Inoltre, sempre in punto di legittimità delle misure cautelari reali, la Cassazione ha confermato la validità delle misure che dispongono il sequestro per equivalente, che consentono il superamento del rapporto pertinenziale tra bene e reato, permettendo così, in via eccezionale, la traslazione della misura ablatoria del bene collegato con il reato da un nesso pertinenziale ad altro bene risultato nella disponibilità dell’imputato, indipendentemente dalla provenienza legittima del medesimo (cfr. Cass. pen., S.U., 25 ottobre 2005, n. 41936).

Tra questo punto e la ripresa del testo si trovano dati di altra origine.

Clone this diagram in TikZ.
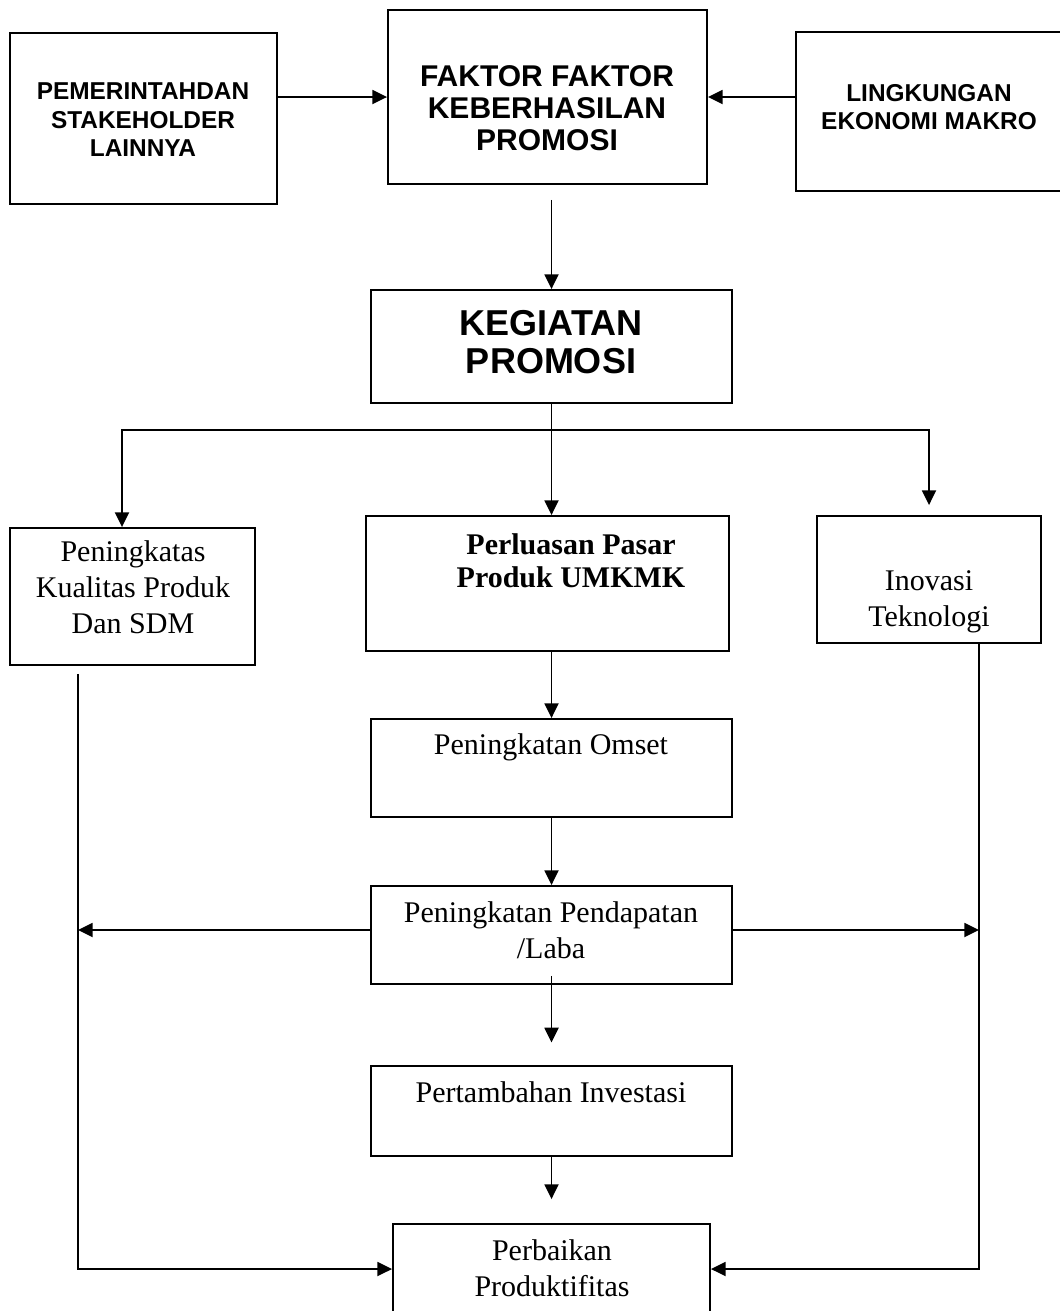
\documentclass[tikz,border=0pt]{standalone}
\usepackage{fontspec}
\setmainfont{Liberation Serif}
\setsansfont{Liberation Sans}
\usetikzlibrary{positioning,arrows.meta,fit,calc}

\begin{document}
\begin{tikzpicture}[
  x=0.75pt, y=-0.75pt,
  box/.style={rectangle, draw, line width=1.4pt, inner sep=0pt},
  hdr/.style={font=\sffamily\bfseries\fontsize{18.3}{21.4}\selectfont, align=center},
  hdrbig/.style={font=\sffamily\bfseries\fontsize{22.5}{24}\selectfont, align=center},
  hdrkeg/.style={font=\sffamily\bfseries\fontsize{27}{28.5}\selectfont, align=center},
  lbl/.style={font=\fontsize{22.5}{27}\selectfont, align=center},
  lblb/.style={font=\bfseries\fontsize{22.5}{25}\selectfont, align=center},
  arr/.style={-{Triangle[length=11pt,width=10.5pt]}, line width=1.4pt},
  ln/.style={line width=1.4pt, line cap=rect}
]
\useasboundingbox[fill=white] (0,0) rectangle (1060,1311);

% top row
\node[box, fit={(10,33) (277,204)}] (pem) {};
\node[box, fit={(388,10) (707,184)}] (fak) {};
\node[box, fit={(796,32) (1066,191)}] (lin) {};
\node[hdr] (pemT) at (143,120) {PEMERINTAHDAN\\STAKEHOLDER\\LAINNYA};
\node[hdrbig] (fakT) at (547,108) {FAKTOR FAKTOR\\KEBERHASILAN\\PROMOSI};
\node[hdr] (linT) at (929,107) {LINGKUNGAN\\EKONOMI MAKRO};

\node[box, fit={(371,290) (732,403)}] (keg) {};
\node[hdrkeg] (kegT) at (551,342) {KEGIATAN\\PROMOSI};

% three branches
\node[box, fit={(10,528) (255,665)}] (kual) {};
\node[box, fit={(366,516) (729,651)}] (luas) {};
\node[box, fit={(817,516) (1041,643)}] (ino) {};
\node[lbl] (kualT) at (133,587) {Peningkatas\\Kualitas Produk\\Dan SDM};
\node[lblb] (luasT) at (571,561) {Perluasan Pasar\\Produk UMKMK};
\node[lbl] (inoT) at (929,602) {Inovasi\\Teknologi};

% middle chain
\node[box, fit={(371,719) (732,817)}] (oms) {};
\node[box, fit={(371,886) (732,984)}] (pend) {};
\node[box, fit={(371,1066) (732,1156)}] (inv) {};
\node[box, fit={(393,1224) (710,1314)}] (perb) {};
\node[lbl] (omsT) at (551,747) {Peningkatan Omset};
\node[lbl] (pendT) at (551,930) {Peningkatan Pendapatan\\/Laba};
\node[lbl] (invT) at (551,1092) {Pertambahan Investasi};
\node[lbl] (perbT) at (552,1268) {Perbaikan\\Produktifitas};

\coordinate (split) at ($(keg.south)+(0,27)$);
\coordinate (brL) at (122,430);
\coordinate (brR) at (929,430);
\coordinate (railL) at (78,1269);
\coordinate (railR) at (979,1269);

\draw[arr] (pem.east |- fak.west) -- (fak.west);
\draw[arr] (lin.west |- fak.east) -- (fak.east);
\draw[arr] ($(keg.north |- fak.south)+(0,15)$) -- (keg.north);

\draw[ln] (keg.south) -- (split);
\draw[ln] (brL) -- (brR);
\draw[arr] (brL) -- (brL |- kual.north);
\draw[arr] (split) -- (split |- luas.north);
\draw[arr, shorten >=7.5pt] (brR) -- (brR |- ino.north);

\draw[arr] (luas.south -| split) -- (oms.north);
\draw[arr] (oms.south) -- (pend.north);
\draw[arr, shorten >=17pt] ([yshift=6.75pt]pend.south) -- (inv.north);
\draw[arr, shorten >=18pt] (inv.south) -- (perb.north);

\draw[arr] ([yshift=3.75pt]pend.west) -- ([yshift=3.75pt]pend.west -| railL);
\draw[arr] ([yshift=3.75pt]pend.east) -- ([yshift=3.75pt]pend.east -| railR);
\draw[arr] ($(railL |- kual.south)+(0,8)$) -- (railL) -- (perb.west);
\draw[arr] (railR |- ino.south) -- (railR) -- (perb.east);

\end{tikzpicture}
\end{document}
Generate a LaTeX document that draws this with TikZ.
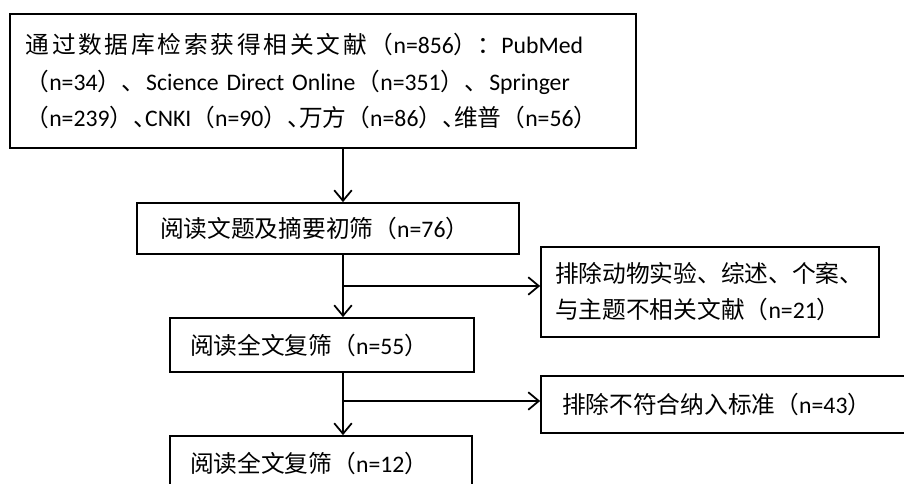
\documentclass[tikz,border=0pt]{standalone}
\usepackage{fontspec}
\setmainfont{Carlito}
\newfontfamily\cjk{Noto Sans CJK SC}
\newfontfamily\cjkhalf[RawFeature=+halt]{Noto Sans CJK SC}
\newcommand\zh[1]{{\cjk #1}}
\newcommand\dun{{\cjkhalf 、}}
\newcommand\gap{\hskip 0pt plus 0.6pt\relax}
\XeTeXlinebreaklocale "zh"
\XeTeXlinebreakskip=0pt plus 2pt
\XeTeXlinebreakpenalty=10000
\usetikzlibrary{arrows.meta}

\begin{document}
\begin{tikzpicture}[x=0.02cm,y=-0.02cm,
  stage/.style={draw,line width=1pt,font=\fontsize{13.5pt}{20.5pt}\selectfont},
  flow/.style={line width=1pt,-{Straight Barb[length=6pt,width=10pt]}}]

\useasboundingbox (0,0) rectangle (904,484);
\clip (0,0) rectangle (904,484);

\node[stage,text width=11.9cm,inner xsep=0.31cm,minimum height=2.68cm] (src) at (323,81)
 {\baselineskip=20.5pt \rightskip=0pt \parfillskip=0pt
  \zh{通过数据库检索获得相关文献（}n=856\zh{）：}PubMed\linebreak
  \zh{（}n=34\zh{）、}\gap Science Direct Online\gap\zh{（}n=351\zh{）、}\gap Springer\linebreak
  \zh{（}n=239\zh{）}\dun CNKI\zh{（}n=90\zh{）}\dun\zh{万方（}n=86\zh{）}\dun\zh{维普（}n=56\zh{）}};

\node[stage,align=left,text width=6.72cm,inner xsep=0.46cm,minimum height=1.02cm] (screen1) at (328,228.5)
 {\zh{阅读文题及摘要初筛（}n=76\zh{）}};
\node[stage,align=left,text width=6.2cm,inner xsep=0.28cm,minimum height=1.8cm] (excl1) at (710,292)
 {\zh{排除动物实验、综述、个案、}\\\zh{与主题不相关文献（}n=21\zh{）}};
\node[stage,align=left,text width=5.28cm,inner xsep=0.4cm,minimum height=1.08cm] (full1) at (322,345)
 {\zh{阅读全文复筛（}n=55\zh{）}};
\node[stage,align=left,text width=6.56cm,inner xsep=0.42cm,minimum height=1.14cm] (excl2) at (726,404.5)
 {\zh{排除不符合纳入标准（}n=43\zh{）}};
\node[stage,align=left,text width=5.24cm,inner xsep=0.4cm,minimum height=1.08cm] (full2) at (321,463)
 {\zh{阅读全文复筛（}n=12\zh{）}};

% main line and the two side exits
\coordinate (trunk) at (343,0);
\coordinate (fork1) at (343,286);
\coordinate (fork2) at (343,401);
\draw[flow] (src.south -| trunk) -- (screen1.north -| trunk);
\draw[flow] (screen1.south -| trunk) -- (full1.north -| trunk);
\draw[flow] (full1.south -| trunk) -- (full2.north -| trunk);
\draw[flow] (fork1) -- (fork1 -| excl1.west);
\draw[flow] (fork2) -- (fork2 -| excl2.west);

\end{tikzpicture}
\end{document}
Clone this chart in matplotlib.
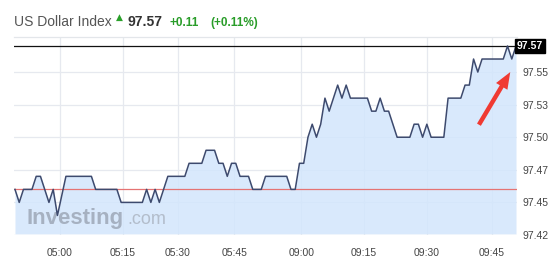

Pertanto, in tema di sequestro preventivo finalizzato alla confisca per equivalente, all’interno del provvedimento non necessariamente si devono concretamente individuare i beni da sottoporre alla misura ablatoria, potendo il giudice limitarsi a determinare la somma di denaro che costituisce il profitto o il prezzo del reato o il valore ad essi corrispondente; mentre, l’individuazione specifica dei beni da apprendere e la verifica del loro valore al quantum indicato nel sequestro è riservata alla fase esecutiva demandata al Pubblico Ministero.
Tornando alla questione legata all’indebita restituzione dei conferimenti, l’art. 2626 c.c. costituisce un reato proprio, che può essere commesso solo dagli amministratori della società, quali titolari dell’obbligo di garanzia sull’integrità del capitale sociale; pertanto, tale reato non sarebbe in astratto configurabile in capo ai soci di Alfa, giacché il legislatore non ha inteso punire anche il socio beneficiario della restituzione del conferimento o della liberazione dall’obbligo di eseguire lo stesso.
Tuttavia, dalla ricostruzione dei fatti effettuata dal Tribunale in sede di riesame, appare evidente come il socio di Alfa, imputato a titolo di concorso nel reato di cui all’art. 2626 c.c., abbia concretamente contribuito alla condotta posta in essere dagli amministratori, partecipando alla delibera con cui è stata decisa l’indebita restituzione, precostituendo i conti su cui sarebbero stati versati i capitali e prendendo accordi coi medesimi amministratori, con i quali gli imputati si erano assicurati la restituzione dei conferimenti effettuati ad Alfa, senza il rispetto delle modalità prescritte dalla legge.
La Suprema Corte prosegue sottolineando come l’esclusione del concorso necessario del socio non implichi anche quella del concorso eventuale (art. 110 c.p.), qualora quest’ultimo abbia tenuto una condotta diversa ed ulteriore, rispetto a quella tipizzata dall’art. 2626 c.c. e non sottoposta a pena, che si risolva in un contributo di partecipazione atipico rispetto alla fattispecie punibile.
La Cassazione, alla luce delle condotte poste in essere dai soci di Alfa, perciò ritiene che il Tribunale del riesame di Latina, abbia correttamente individuato un’ipotesi di concorso di persone nel reato, motivando in maniera adeguata il proprio provvedimento.
In conclusione, non può essere ravvisata la carenza dell’elemento soggettivo per la configurazione della fattispecie incriminatrice di cui all’art. 2626 c.c., laddove trovano applicazione le disposizioni sul concorso eventuale di persone, a condizione quindi che il socio non si limiti a trarre vantaggio dalla restituzione o dalla liberazione dei conferimenti, ma fornisca un effettivo contributo di volontà, qualificabile in termini di determinazione, istigazione o rafforzamento del proposito criminoso degli amministratori.